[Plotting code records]
☆ ☆ ☆
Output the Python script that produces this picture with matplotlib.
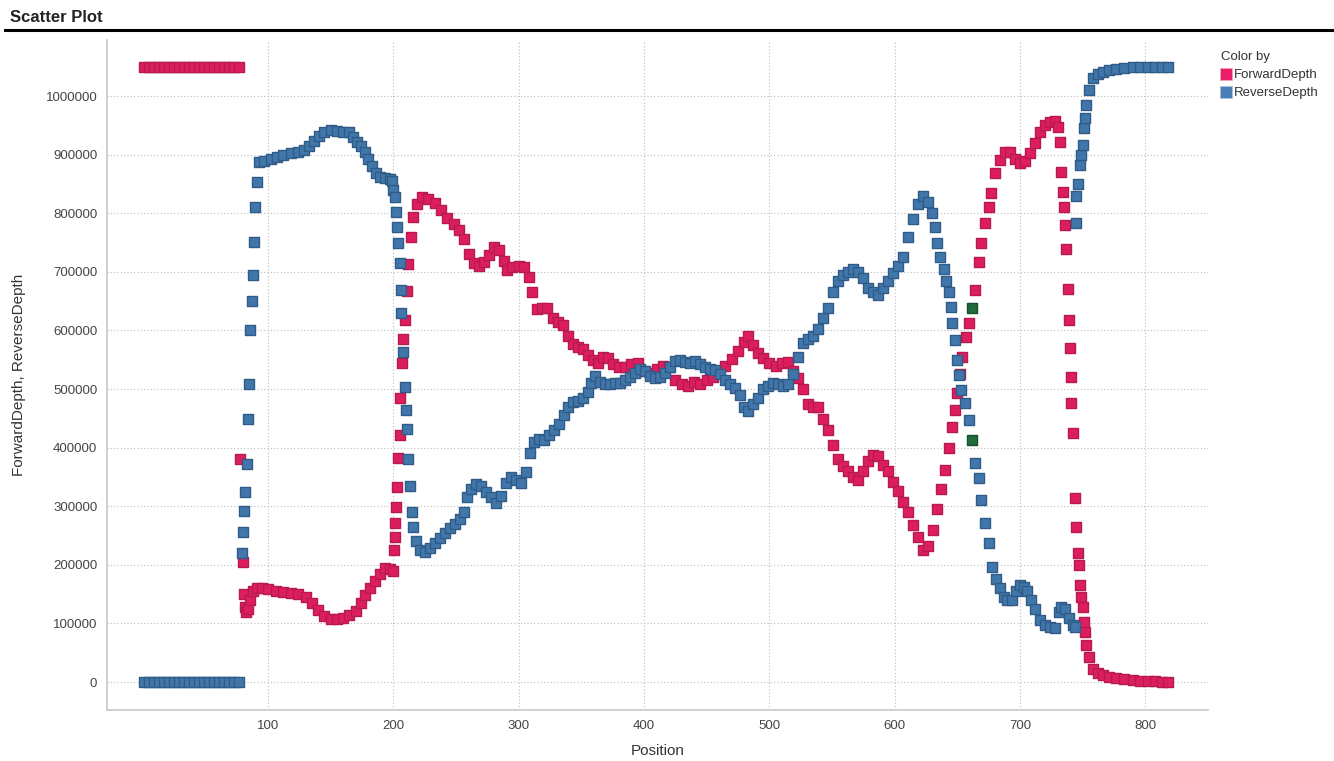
import numpy as np
import matplotlib
matplotlib.use("Agg")
import matplotlib.pyplot as plt
from matplotlib.lines import Line2D

plt.rcParams['font.family'] = ['Liberation Sans', 'DejaVu Sans']

# ForwardDepth readings (position, depth)
fwd_pos = [1, 5, 9, 13, 17, 21, 25, 29, 33, 37, 41, 45, 49, 53, 57, 61, 65, 69, 73, 77,
           78, 80, 80.5, 81.5, 82.5, 84, 86, 88, 91, 95, 100, 106, 112, 118, 124, 130, 135,
           140, 145, 150, 155, 160, 165, 170, 174, 177, 181, 185, 189, 193, 197, 200,
           200.5, 201, 201.5, 202, 203, 204, 205, 205.5, 207, 208, 209, 211, 212, 214, 216,
           219, 223, 228, 233, 238, 243, 248, 252, 256, 260, 264, 268, 272, 276, 280, 284,
           288, 291, 295, 300, 304, 308, 311, 315, 319, 323, 327, 331, 335, 339, 343, 347,
           351, 355, 359, 363, 367, 371, 375, 380, 385, 390, 395, 400, 405, 410, 415, 420,
           425, 430, 435, 440, 445, 450, 455, 460, 465, 470, 475, 480, 483, 487, 491, 495,
           500, 505, 510, 515, 519, 523, 527, 531, 535, 539, 543, 547, 551, 555, 559, 563,
           567, 571, 575, 579, 583, 587, 591, 595, 599, 603, 607, 611, 615, 619, 623, 627,
           631, 634, 637, 640, 643, 646, 648, 650, 652, 654, 657, 659, 664, 667, 669, 672,
           675, 677, 680, 684, 688, 692, 696, 700, 704, 708, 712, 716, 720, 724, 728, 730,
           732, 733, 734, 735, 736, 737, 738, 739, 740, 740.5, 741, 742.5, 744, 745, 746,
           747, 748, 749, 750, 751, 752, 753, 755, 758, 762, 766, 771, 777, 783, 790, 796,
           802, 808, 813, 818]
fwd_val = [1050000, 1050000, 1050000, 1050000, 1050000, 1050000, 1050000, 1050000,
           1050000, 1050000, 1050000, 1050000, 1050000, 1050000, 1050000, 1050000,
           1050000, 1050000, 1050000, 1050000,
           380000, 205000, 150000, 128000, 120000, 125000, 140000, 155000, 160000, 160000,
           158000, 156000, 154000, 152000, 150000, 145000, 135000, 123000, 113000, 107000,
           107000, 110000, 114000, 122000, 135000, 148000, 160000, 172000, 185000, 195000,
           193000, 190000,
           225000, 247000, 271000, 299000, 333000, 382000, 421000, 485000, 544000, 585000,
           618000, 667000, 713000, 759000, 794000, 815000, 828000, 825000, 818000, 805000,
           792000, 782000, 772000, 756000, 730000, 715000, 710000, 716000, 728000, 742000,
           738000, 718000, 703000, 708000, 710000, 708000, 692000, 665000, 636000, 638000,
           638000, 622000, 614000, 610000, 590000, 577000, 572000, 568000, 558000, 550000,
           545000, 555000, 553000, 543000, 537000, 537000, 543000, 545000, 530000, 528000,
           535000, 540000, 537000, 515000, 508000, 505000, 512000, 508000, 515000, 520000,
           530000, 540000, 552000, 565000, 580000, 590000, 575000, 562000, 553000, 545000,
           540000, 545000, 546000, 530000, 518000, 500000, 475000, 470000, 470000, 448000,
           430000, 405000, 380000, 368000, 360000, 350000, 345000, 360000, 378000, 388000,
           385000, 370000, 360000, 342000, 326000, 308000, 290000, 268000, 248000, 225000,
           232000, 259000, 295000, 330000, 362000, 400000, 435000, 464000, 493000, 525000,
           555000, 589000, 612000, 669000, 717000, 749000, 783000, 811000, 834000, 869000,
           891000, 905000, 905000, 893000, 885000, 890000, 902000, 920000, 938000, 950000,
           955000, 957000, 947000, 921000, 870000, 836000, 811000, 780000, 739000, 671000,
           618000, 570000, 520000, 476000, 425000, 314000, 264000, 220000, 200000, 165000,
           145000, 128000, 102000, 85000, 63000, 43000, 22000, 15000, 12000, 9000, 7000,
           5000, 3500, 2500, 1500, 1000, 500, 0]

# ReverseDepth readings (position, depth)
rev_pos = [1, 5, 9, 13, 17, 21, 25, 29, 33, 37, 41, 45, 49, 53, 57, 61, 65, 69, 73, 77,
           79, 80, 81, 82, 83, 84, 85, 86, 87, 88, 89, 90, 91, 93, 97, 102, 107, 112, 118,
           124, 129, 133, 137, 141, 145, 150, 155, 160, 165, 168, 171, 174, 177, 180, 183,
           186, 189, 193, 197, 199, 200, 201, 202, 203, 204, 205, 206, 206.5, 207.5, 209,
           210, 211, 212, 213, 215, 216, 218, 221, 225, 229, 233, 237, 241, 245, 249, 253,
           256, 259, 262, 266, 270, 274, 278, 282, 286, 290, 294, 298, 302, 306, 309, 312,
           316, 320, 324, 328, 332, 336, 339, 343, 347, 351, 355, 358, 361, 365, 369, 373,
           377, 381, 385, 389, 393, 397, 401, 405, 409, 413, 417, 421, 425, 429, 433, 437,
           441, 445, 449, 453, 457, 461, 465, 469, 473, 477, 480, 483, 487, 491, 495, 499,
           503, 507, 511, 515, 519, 523, 527, 531, 535, 539, 543, 547, 551, 555, 559, 563,
           567, 571, 575, 579, 583, 587, 591, 595, 599, 603, 607, 611, 615, 619, 623, 627,
           630, 632, 634, 636, 639, 641, 643, 645, 646, 648, 650, 651, 653, 656, 659, 664,
           667, 669, 672, 675, 678, 681, 684, 687, 690, 694, 697, 700, 703, 706, 709, 712,
           716, 720, 724, 728, 731, 733, 736, 739, 742, 744, 744.5, 745, 746, 748, 749, 750,
           751, 752, 753, 755, 758, 762, 766, 771, 777, 783, 790, 796, 802, 808, 813, 818]
rev_val = [0, 0, 0, 0, 0, 0, 0, 0, 0, 0, 0, 0, 0, 0, 0, 0, 0, 0, 0, 0,
           220000, 256000, 292000, 324000, 372000, 449000, 509000, 600000, 650000, 695000,
           751000, 810000, 853000, 887000, 890000, 893000, 896000, 900000, 903000, 905000,
           908000, 915000, 923000, 932000, 938000, 942000, 940000, 938000, 938000, 930000,
           922000, 915000, 905000, 893000, 880000, 868000, 862000, 860000, 858000, 855000,
           840000, 828000, 802000, 776000, 749000, 715000, 669000, 630000, 563000, 503000,
           464000, 432000, 381000, 334000, 290000, 265000, 240000, 225000, 222000, 228000,
           238000, 246000, 255000, 263000, 270000, 278000, 290000, 315000, 330000, 338000,
           335000, 325000, 315000, 305000, 318000, 340000, 350000, 345000, 340000, 358000,
           390000, 410000, 415000, 413000, 422000, 430000, 440000, 455000, 470000, 478000,
           480000, 485000, 495000, 510000, 522000, 512000, 508000, 508000, 510000, 510000,
           515000, 520000, 528000, 535000, 530000, 522000, 518000, 520000, 528000, 538000,
           548000, 550000, 546000, 545000, 548000, 543000, 537000, 535000, 532000, 525000,
           515000, 508000, 502000, 490000, 470000, 462000, 475000, 485000, 500000, 505000,
           510000, 508000, 505000, 508000, 525000, 555000, 578000, 585000, 590000, 603000,
           622000, 638000, 665000, 685000, 695000, 700000, 705000, 700000, 690000, 672000,
           665000, 660000, 672000, 685000, 698000, 710000, 725000, 760000, 790000, 815000,
           830000, 820000, 800000, 776000, 750000, 725000, 705000, 685000, 665000, 640000,
           613000, 584000, 550000, 524000, 498000, 476000, 447000, 374000, 348000, 311000,
           271000, 237000, 196000, 175000, 160000, 145000, 140000, 140000, 155000, 165000,
           162000, 155000, 140000, 125000, 106000, 97000, 94000, 92000, 120000, 128000,
           125000, 110000, 98000, 94000, 783000, 829000, 850000, 882000, 899000, 916000,
           945000, 962000, 985000, 1010000, 1030000, 1037000, 1041000, 1044000, 1047000,
           1048000, 1049000, 1050000, 1050000, 1050000, 1050000, 1050000]

# marked (highlighted) rows
marked_pos = [662, 662]
marked_val = [638000, 413000]

fig = plt.figure(figsize=(13.34, 7.61), dpi=100)
ax = fig.add_axes([0.0802, 0.067, 0.8253, 0.8804])

pink = '#e91e68'
blue = '#4a7fb5'
ax.scatter(fwd_pos, fwd_val, s=56, marker='s', c='#dc1e5f', edgecolors='#b81a4f',
           linewidths=1.0, zorder=3)
ax.scatter(rev_pos, rev_val, s=56, marker='s', c='#4176ab', edgecolors='#2f5b86',
           linewidths=1.0, zorder=3)
ax.scatter(marked_pos, marked_val, s=56, marker='s', c='#1f6b3a', edgecolors='#17502b',
           linewidths=1.0, zorder=4)

ax.set_xlim(-28.5, 850)
ax.set_ylim(-47800, 1095600)
ax.set_xticks([100, 200, 300, 400, 500, 600, 700, 800])
ax.set_yticks(np.arange(0, 1000001, 100000))
ax.set_yticklabels([str(v) for v in range(0, 1000001, 100000)])
ax.tick_params(axis='both', length=0, labelsize=9.5, labelcolor='#444444', pad=7)
ax.grid(True, linestyle=(0, (1, 2)), color='#bdbdbd', linewidth=0.8, zorder=0)
ax.set_axisbelow(True)
for side in ['top', 'right']:
    ax.spines[side].set_visible(False)
for side in ['left', 'bottom']:
    ax.spines[side].set_color('#c8c8c8')
    ax.spines[side].set_linewidth(1.2)

ax.set_xlabel('Position', fontsize=11, color='#333333', labelpad=9)
ax.set_ylabel('ForwardDepth, ReverseDepth', fontsize=11, color='#333333', labelpad=14)

# title and rule
fig.text(0.0075, 0.977, 'Scatter Plot', fontsize=12, fontweight='bold', va='center',
         ha='left', color='#222222')
fig.add_artist(Line2D([0.004, 1.0], [0.961, 0.961], color='black', linewidth=2.2))

# legend
handles = [Line2D([], [], marker='s', linestyle='', markersize=9, markerfacecolor=pink,
                  markeredgecolor='#f7a3c0', markeredgewidth=0.6),
           Line2D([], [], marker='s', linestyle='', markersize=9, markerfacecolor=blue,
                  markeredgecolor='#a9c3de', markeredgewidth=0.6)]
leg = fig.legend(handles, ['ForwardDepth', 'ReverseDepth'], title='Color by',
                 loc='upper left', bbox_to_anchor=(0.908, 0.945), frameon=False,
                 fontsize=9.5, title_fontsize=9.5, handlelength=0.8, handletextpad=0.2,
                 labelspacing=0.45, borderpad=0.2)
leg._legend_box.align = 'left'
for t in leg.get_texts():
    t.set_color('#333333')
leg.get_title().set_color('#333333')

fig.savefig('out.png', dpi=100)
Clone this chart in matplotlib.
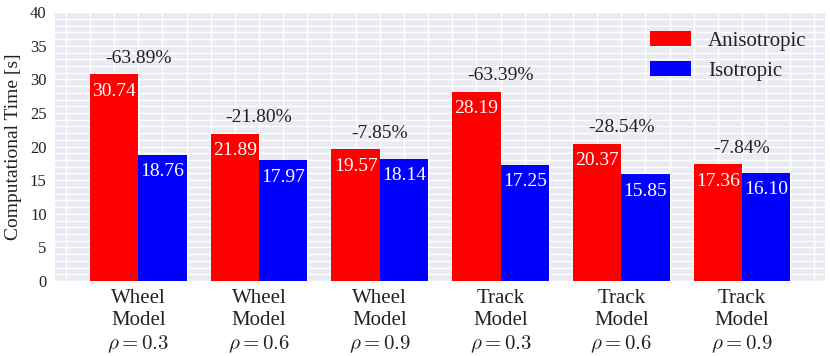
import numpy as np
import matplotlib
matplotlib.use('Agg')
import matplotlib.pyplot as plt
from matplotlib.ticker import MultipleLocator

# data
groups = ['Wheel\nModel\n$\\rho=0.3$', 'Wheel\nModel\n$\\rho=0.6$', 'Wheel\nModel\n$\\rho=0.9$',
          'Track\nModel\n$\\rho=0.3$', 'Track\nModel\n$\\rho=0.6$', 'Track\nModel\n$\\rho=0.9$']
anisotropic = [30.74, 21.89, 19.57, 28.19, 20.37, 17.36]
isotropic = [18.76, 17.97, 18.14, 17.25, 15.85, 16.10]
diff_labels = ['-63.89%', '-21.80%', '-7.85%', '-63.39%', '-28.54%', '-7.84%']

plt.rcParams['font.family'] = ['Liberation Serif', 'DejaVu Serif']
plt.rcParams['mathtext.fontset'] = 'cm'
plt.rcParams['text.color'] = '#222222'

fig = plt.figure(figsize=(8.3, 3.56), dpi=100)
ax = fig.add_axes([0.0663, 0.2107, 0.928, 0.755])

x = np.arange(len(groups))
w = 0.4
b1 = ax.bar(x - w / 2, anisotropic, w, color='#ff0000', label='Anisotropic', zorder=3)
b2 = ax.bar(x + w / 2, isotropic, w, color='#0000ff', label='Isotropic', zorder=3)

for i in range(len(groups)):
    ax.text(x[i] - w / 2, anisotropic[i] - 2.5, '%.2f' % anisotropic[i], color='white',
            ha='center', va='center', fontsize=14, zorder=4)
    ax.text(x[i] + w / 2, isotropic[i] - 2.5, '%.2f' % isotropic[i], color='white',
            ha='center', va='center', fontsize=14, zorder=4)
    ax.text(x[i], anisotropic[i] + 2.4, diff_labels[i], ha='center', va='center',
            fontsize=14, zorder=4)

ax.set_ylim(0, 40)
ax.set_facecolor('#EAEAF2')
for s in ax.spines.values():
    s.set_visible(False)
ax.set_xticks(x)
ax.set_xticklabels(groups, fontsize=15, color='#222222')
ax.xaxis.set_minor_locator(MultipleLocator(0.2))
ax.yaxis.set_major_locator(MultipleLocator(5))
ax.yaxis.set_minor_locator(MultipleLocator(1))
ax.tick_params(axis='both', which='both', length=0)
ax.tick_params(axis='y', labelsize=12, labelcolor='#222222', pad=6)
ax.tick_params(axis='x', pad=6)
ax.grid(True, which='both', color='white', linewidth=1.0, zorder=0)
ax.set_axisbelow(True)
ax.set_ylabel('Computational Time [s]', fontsize=14, color='#222222', labelpad=6)

ax.legend(loc='upper right', frameon=False, fontsize=15, handlelength=2.0,
          handleheight=0.7, labelspacing=0.5, handletextpad=0.8)

fig.savefig('out.png', dpi=100)
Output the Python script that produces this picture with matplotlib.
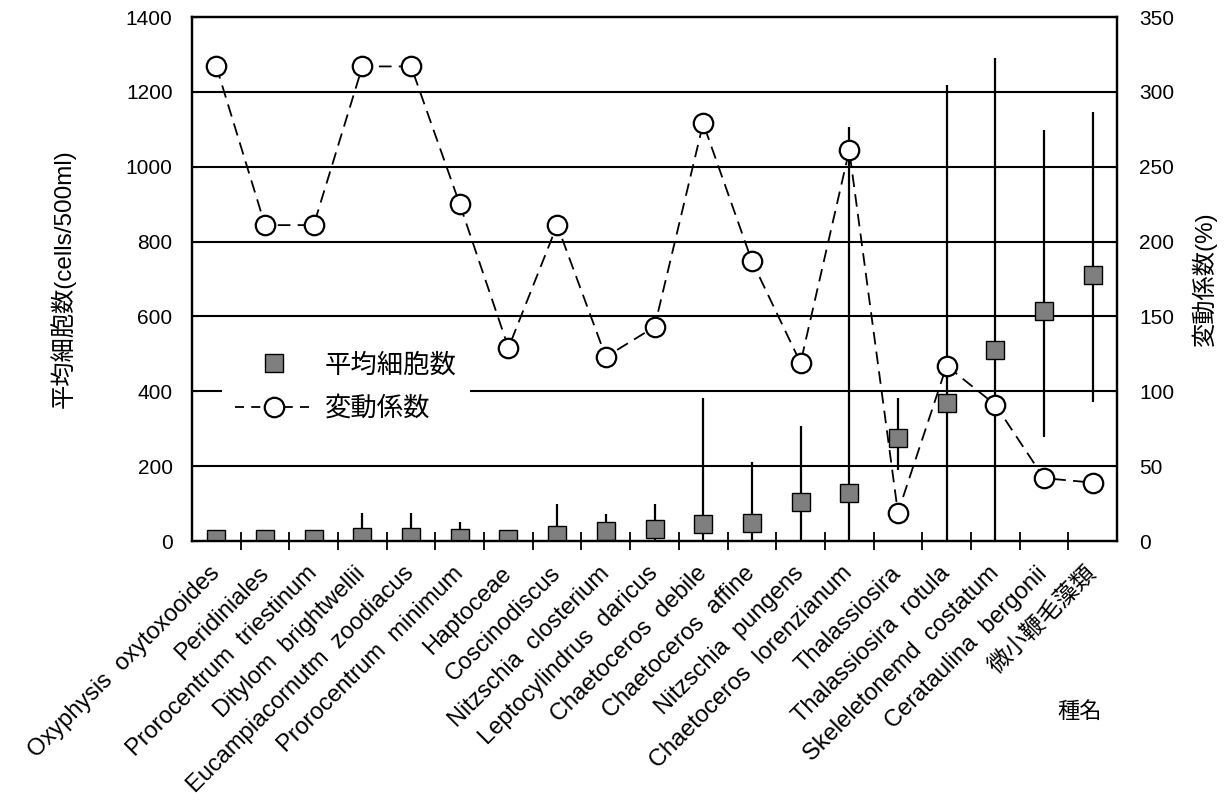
import matplotlib
matplotlib.use('Agg')
import matplotlib.pyplot as plt
import matplotlib.transforms as mtransforms
from matplotlib.lines import Line2D
import numpy as np

plt.rcParams['font.family'] = ['Liberation Sans', 'Noto Sans CJK JP']

# ---------------------------------------------------------------
# Datos
# ---------------------------------------------------------------
especies = ['Oxyphysis  oxytoxooides', 'Peridiniales', 'Prorocentrum  triestinum',
            'Ditylom  brightwellii', 'Eucampiacornutm  zoodiacus', 'Prorocentrum  minimum',
            'Haptoceae', 'Coscinodiscus', 'Nitzschia  closterium', 'Leptocylindrus  daricus',
            'Chaetoceros  debile', 'Chaetoceros  affine', 'Nitzschia  pungens',
            'Chaetoceros  lorenzianum', 'Thalassiosira', 'Thalassiosira  rotula',
            'Skeleletonemd  costatum', 'Cerataulina  bergonii', '微小鞭毛藻類']

media = [5, 5, 5, 12, 12, 8, 6, 15, 27, 33, 45, 47, 104, 128, 275, 370, 510, 614, 710]
err_sup = [5, 5, 5, 75, 75, 50, 8, 100, 72, 100, 382, 211, 307, 1105, 382, 1218, 1290, 1098, 1146]
err_inf = [0, 0, 0, 0, 0, 0, 0, 0, 0, 0, 0, 0, 0, 0, 190, 0, 0, 279, 372]

cv = [317, 211, 211, 317, 317, 225, 129, 211, 123, 143, 279, 187, 119, 261, 19, 117, 91, 42, 39]

# ---------------------------------------------------------------
# Figura
# ---------------------------------------------------------------
fig = plt.figure(figsize=(12.26, 8.07), dpi=100)
ax = fig.add_axes([0.1566, 0.3296, 0.7545, 0.6493])
ax2 = ax.twinx()

x = np.arange(len(especies))

# barras de erro (min-max)
ax.vlines(x, err_inf, err_sup, color='black', lw=1.6, zorder=2)
ax.plot(x, media, 's', ms=13, mfc='#7f7f7f', mec='black', mew=1.0, zorder=3, label='平均細胞数')

for v in range(200, 1400, 200):
    ax.axhline(v, color='black', lw=1.5, zorder=1)

ax.set_ylim(0, 1400)
ax.set_yticks(range(0, 1401, 200))
ax.set_xlim(-0.5, len(especies) - 0.5)
ax.set_xticks(x)
ax.set_xticklabels(especies, rotation=45, ha='right', va='center', rotation_mode='anchor', fontsize=17)
desloc = mtransforms.ScaledTranslation(-9 / 100, 0, fig.dpi_scale_trans)
for lab in ax.get_xticklabels():
    lab.set_transform(lab.get_transform() + desloc)
ax.set_xticks(np.arange(0.5, len(especies) - 0.5, 1), minor=True)
ax.tick_params(axis='x', which='major', length=0, pad=21)
ax.tick_params(axis='x', which='minor', length=13, direction='inout', width=1.3)
ax.tick_params(axis='y', direction='in', length=4, labelsize=15, pad=14)
ax.set_ylabel('平均細胞数(cells/500ml)', fontsize=17.5, labelpad=36)

ax2.plot(x, cv, '--', color='black', lw=1.3, dashes=(7, 4), marker='o', ms=14,
         mfc='white', mec='black', mew=1.6, zorder=4, label='変動係数')
ax2.set_ylim(0, 350)
ax2.set_yticks(range(0, 351, 50))
ax2.tick_params(axis='y', direction='in', length=4, labelsize=15, pad=16)
ax2.set_ylabel('変動係数(%)', fontsize=17.5, labelpad=12)

for a in (ax, ax2):
    for s in a.spines.values():
        s.set_linewidth(1.6)

h1 = Line2D([], [], ls='none', marker='s', ms=13, mfc='#7f7f7f', mec='black', mew=1.0)
h2 = Line2D([], [], ls='--', dashes=(5, 4), color='black', lw=1.3, marker='o', ms=14,
            mfc='white', mec='black', mew=1.6)
leg = ax2.legend([h1, h2], ['平均細胞数', '変動係数'], loc='upper left',
                 bbox_to_anchor=(0.032, 0.384), fontsize=19, handlelength=3.0,
                 handletextpad=0.4, labelspacing=0.7, frameon=True, fancybox=False,
                 borderpad=0.5, borderaxespad=0)
leg.get_frame().set_edgecolor('none')
leg.get_frame().set_facecolor('white')
leg.get_frame().set_alpha(1)

fig.text(1080 / 1226, 1 - 712 / 807, '種名', fontsize=16, ha='center', va='center')

plt.savefig('out.png', dpi=100)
☆ ☆ ☆
* [INSTRUCTIONS TO FOLLOW]: Pictures stay out. Repeat only the lines from the beginning of the data through the line that has "plt.rcParams['font.family'] = ['Liberation Sans', 'DejaVu".

* [TASK OUTPUT]:
Output the Python script that produces this picture with matplotlib.
import numpy as np
import matplotlib
matplotlib.use("Agg")
import matplotlib.pyplot as plt
from matplotlib.lines import Line2D

plt.rcParams['font.family'] = ['Liberation Sans', 'DejaVu Sans']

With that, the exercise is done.